Kubernetes and Docker are increasingly familiar to DevOps and SRE teams, but still relatively unfamiliar to network teams even though the network interactions are complex. In order to maintain reliable applications in these new architectures, network teams must become more involved to proactively identify issues.
Those working in network operations or development are well used to the “blame game”: The network is most often at fault… until the network team provides proof that it’s not. I can recall 10 years ago having found a strange CIFS configuration problem via packet capture when we were about to abort a massive data center cutover. Upon fixing the issue, we were able to cut over with just enough time, and it was a big win for the team. Ultimately, packets do not lie, and analyzing packets is always the final diagnostic and analysis effort when issues occur.
Unfortunately, packet capture is becoming less feasible with the abstraction of networks via overlays and encryption.

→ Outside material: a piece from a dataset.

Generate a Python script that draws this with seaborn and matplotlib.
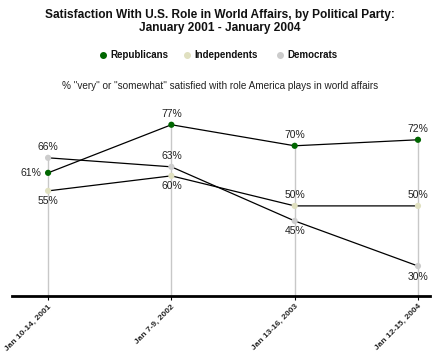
import numpy as np
import pandas as pd
import matplotlib
matplotlib.use("Agg")
import matplotlib.pyplot as plt
import seaborn as sns

sns.set_style("white")
plt.rcParams['font.family'] = ['Liberation Sans', 'DejaVu Sans']

# data
dates = ["Jan 10-14, 2001", "Jan 7-9, 2002", "Jan 13-16, 2003", "Jan 12-15, 2004"]
republicans = [61, 77, 70, 72]
independents = [55, 60, 50, 50]
democrats = [66, 63, 45, 30]

parties = ["Republicans", "Independents", "Democrats"]
colors = {"Republicans": "#006600", "Independents": "#e0e0c0", "Democrats": "#cccccc"}

df = pd.DataFrame({
    "x": list(range(len(dates))) * 3,
    "value": republicans + independents + democrats,
    "party": [p for p in parties for _ in dates],
})

fig = plt.figure(figsize=(4.4, 3.55), dpi=100)
ax = fig.add_axes([12 / 440, 0.166, 418 / 440, 0.508])

# gray drop lines from axis up to the highest point of each date
tops = df.groupby("x")["value"].max()
for xi, top in tops.items():
    ax.plot([xi, xi], [20, top], color="#c8c8c8", lw=1, zorder=1)

for p in parties:
    sub = df[df.party == p]
    sns.lineplot(data=sub, x="x", y="value", color="black", lw=0.9, ax=ax, zorder=2)

sns.scatterplot(data=df, x="x", y="value", hue="party", palette=colors,
                s=20, edgecolor="none", legend=False, ax=ax, zorder=3)

# where each data label goes relative to its point
label_pos = {
    "Republicans": ["left", "above", "above", "above"],
    "Independents": ["below", "below", "above", "above"],
    "Democrats": ["above", "above", "below", "below"],
}
for p in parties:
    sub = df[df.party == p]
    for xi, v, pos in zip(sub.x, sub.value, label_pos[p]):
        if pos == "above":
            ax.annotate(f"{v}%", (xi, v), xytext=(0, 4), textcoords="offset points",
                        ha="center", va="bottom", fontsize=7.5, color="#222222")
        elif pos == "below":
            ax.annotate(f"{v}%", (xi, v), xytext=(0, -4), textcoords="offset points",
                        ha="center", va="top", fontsize=7.5, color="#222222")
        else:
            ax.annotate(f"{v}%", (xi, v), xytext=(-5, 0), textcoords="offset points",
                        ha="right", va="center", fontsize=7.5, color="#222222")

ax.set_xlim(-36 / 123, 3 + 12 / 123)
ax.set_ylim(20, 80)
ax.set_xlabel("")
ax.set_ylabel("")
ax.set_yticks([])
ax.set_xticks(range(len(dates)))
ax.set_xticklabels(dates, rotation=45, ha="right", rotation_mode="anchor",
                   fontsize=6, fontweight="bold")
for side in ["top", "right", "left"]:
    ax.spines[side].set_visible(False)
ax.spines["bottom"].set_linewidth(2)
ax.spines["bottom"].set_color("black")
ax.tick_params(axis="x", length=3, width=0.8, color="black", pad=2, bottom=True)

fig.text(0.5, 1 - 15 / 355, "Satisfaction With U.S. Role in World Affairs, by Political Party:",
         ha="center", va="center", fontsize=8.6, fontweight="bold", color="#111111")
fig.text(0.5, 1 - 28 / 355, "January 2001 - January 2004",
         ha="center", va="center", fontsize=8.6, fontweight="bold", color="#111111")

# legend row
leg_y = 1 - 55 / 355
for p, mx in zip(parties, [103, 187, 280]):
    fig.lines.append(plt.Line2D([mx / 440], [leg_y], marker="o", markersize=4,
                                color=colors[p], lw=0, transform=fig.transFigure))
    fig.text((mx + 7) / 440, leg_y, p, ha="left", va="center", fontsize=7,
             fontweight="bold", color="#111111")

fig.text(0.5, 1 - 86 / 355,
         '% "very" or "somewhat" satisfied with role America plays in world affairs',
         ha="center", va="center", fontsize=7.2, color="#222222")

fig.savefig("out.png", dpi=100)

In today’s infrastructures, these additional layers are deployed on top of the existing network. In a typical Kubernetes deployment, one of several network overlay technologies are used—the most common two being Flannel and Calico—but there are dozens more as per this excellent blog by Steven Acreman and his associated Google Sheet.
The challenge is that each of these network overlay technologies requires a new or modified set of tools capable of understanding the protocols, security, and routing of packets in these new layers.
But the benefits of network overlay technologies need not come at the cost of decreased network visibility. Based on our customers’ need to address these issues, Kentik has created a way to see inside the network overlay technologies used within public clouds, such as Elastic Kubernetes Service (EKS), Google Kubernetes Service (GKS), and Azure Kubernetes Service (AKS).
Kentik also supports on-premises Kubernetes deployments running plugins such as Flannel and Calico. These capabilities allow Kentik to collect data from within the network overlays and services to discover how the Kubernetes pods and nodes communicate. Although this helps a lot, capturing packets is a challenge due to overlay-limited legacy tools.
When debugging a service communication issue in a typical network environment, it’s difficult to determine whether the problem is in the physical network, firewalls, a logical configuration such as routing, or other access controls. It could even be at the host level with configuration of DNS, or external to the network at the load balancing layers.
These same services and requirements remain in place in today’s infrastructure—even on public cloud—but now there is significantly more complexity as you are running another network on top. (See this overview to learn more about Kubernetes networking.) In many of these overlay deployments, there are complexities around addressing, routing, and advertising. These are all in addition to the existing complexity of the physical network.
Without a tool to help diagnose the traffic and paths, it is challenging to isolate problems. Some users even run BGP via Calico, which creates challenges around managing these at the pod level via granular traffic and path control. Within these overlays, there are also security policies which may filter access by pod, service, IP, URL, or other methods.
Kentik deploys inside a Kubernetes cluster as a small container called kubetags, via Docker Hub. This very lightweight agent adds Kubernetes metadata to the flow data captured with either Kentik’s kProbe agent (on the host or container) or via the native flow log support Kentik offers on Amazon, Microsoft, and Google clouds.
We are looking to extend these types of visiblity features to address additional overlays in the future.